— Information provided —

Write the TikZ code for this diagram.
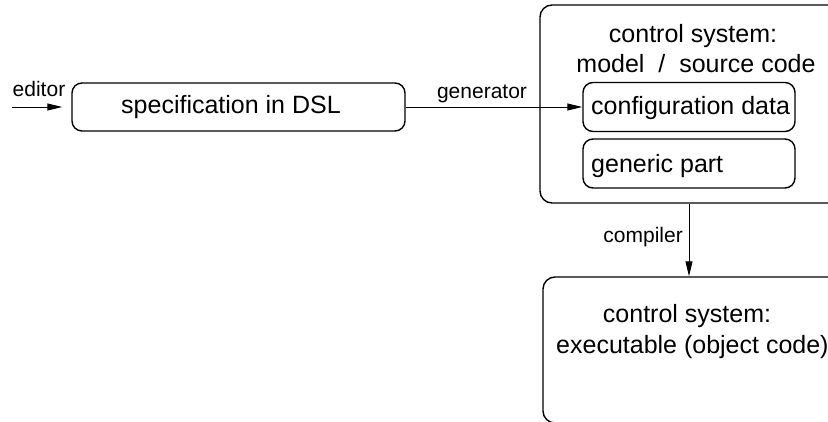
\documentclass[tikz,border=0pt]{standalone}
\usepackage{fontspec}
\setmainfont{Liberation Sans}
\usetikzlibrary{arrows.meta}
\begin{document}
\begin{tikzpicture}[x=1pt,y=-1pt,
  box/.style={draw, line width=1.4pt, rounded corners=10pt, inner sep=0pt},
  bigbox/.style={draw, line width=1.4pt, rounded corners=12pt, inner sep=0pt},
  txt/.style={inner sep=0pt, anchor=base, font=\fontsize{25}{30}\selectfont},
  lbl/.style={inner sep=0pt, anchor=base, font=\fontsize{21}{25}\selectfont},
  arr/.style={line width=1pt, -{Triangle[length=15pt,width=7pt]}}]
\useasboundingbox (0,0) rectangle (828,421);
\clip (0,0) rectangle (828,421);

% specification box
\node[box, minimum width=333pt, minimum height=48pt] (spec) at (238.5,107) {};
\node[txt] (spectxt) at (231,113) {specification in DSL};

% control system (source) box, running off the right edge
\node[bigbox, minimum width=330pt, minimum height=198pt] (ctrl) at (705,104) {};
\node[txt] (ctrl1) at (693,42) {control system:};
\node[txt] (ctrl2) at (696,72) {model\hspace{7pt} /\hspace{7pt} source code};

% inner parts
\node[box, minimum width=212pt, minimum height=49pt] (conf) at (689,107) {};
\node[txt, anchor=base west] (conftxt) at (591,114) {configuration data};
\node[box, minimum width=212pt, minimum height=49pt] (gen) at (689,163.5) {};
\node[txt, anchor=base west] (gentxt) at (591,172) {generic part};

% executable box, running off the right edge
\node[bigbox, minimum width=330pt, minimum height=146pt] (exe) at (708,350) {};
\node[txt] (exe1) at (687,322) {control system:};
\node[txt, anchor=base west] (exe2) at (556,353) {executable (object code)};

% connectors
\coordinate (edin) at (12,107);
\draw[arr, shorten >=9pt] (edin) -- (spec.west);
\node[lbl] (edlbl) at (39,96) {editor};

\draw[arr] (spec.east) -- (conf.west);
\node[lbl] (genlbl) at (482,98) {generator};

\coordinate (cx) at (689,0);
\draw[arr] (ctrl.south -| cx) -- (exe.north -| cx);
\node[lbl, anchor=base east] (complbl) at (683,242) {compiler};
\end{tikzpicture}
\end{document}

— Problem to solve —
Restate the whole of the material word for word without the pictures.

— The completed task —
Write the TikZ code for this diagram.
\documentclass[tikz,border=0pt]{standalone}
\usepackage{fontspec}
\setmainfont{Liberation Sans}
\usetikzlibrary{arrows.meta}
\begin{document}
\begin{tikzpicture}[x=1pt,y=-1pt,
  box/.style={draw, line width=1.4pt, rounded corners=10pt, inner sep=0pt},
  bigbox/.style={draw, line width=1.4pt, rounded corners=12pt, inner sep=0pt},
  txt/.style={inner sep=0pt, anchor=base, font=\fontsize{25}{30}\selectfont},
  lbl/.style={inner sep=0pt, anchor=base, font=\fontsize{21}{25}\selectfont},
  arr/.style={line width=1pt, -{Triangle[length=15pt,width=7pt]}}]
\useasboundingbox (0,0) rectangle (828,421);
\clip (0,0) rectangle (828,421);

% specification box
\node[box, minimum width=333pt, minimum height=48pt] (spec) at (238.5,107) {};
\node[txt] (spectxt) at (231,113) {specification in DSL};

% control system (source) box, running off the right edge
\node[bigbox, minimum width=330pt, minimum height=198pt] (ctrl) at (705,104) {};
\node[txt] (ctrl1) at (693,42) {control system:};
\node[txt] (ctrl2) at (696,72) {model\hspace{7pt} /\hspace{7pt} source code};

% inner parts
\node[box, minimum width=212pt, minimum height=49pt] (conf) at (689,107) {};
\node[txt, anchor=base west] (conftxt) at (591,114) {configuration data};
\node[box, minimum width=212pt, minimum height=49pt] (gen) at (689,163.5) {};
\node[txt, anchor=base west] (gentxt) at (591,172) {generic part};

% executable box, running off the right edge
\node[bigbox, minimum width=330pt, minimum height=146pt] (exe) at (708,350) {};
\node[txt] (exe1) at (687,322) {control system:};
\node[txt, anchor=base west] (exe2) at (556,353) {executable (object code)};

% connectors
\coordinate (edin) at (12,107);
\draw[arr, shorten >=9pt] (edin) -- (spec.west);
\node[lbl] (edlbl) at (39,96) {editor};

\draw[arr] (spec.east) -- (conf.west);
\node[lbl] (genlbl) at (482,98) {generator};

\coordinate (cx) at (689,0);
\draw[arr] (ctrl.south -| cx) -- (exe.north -| cx);
\node[lbl, anchor=base east] (complbl) at (683,242) {compiler};
\end{tikzpicture}
\end{document}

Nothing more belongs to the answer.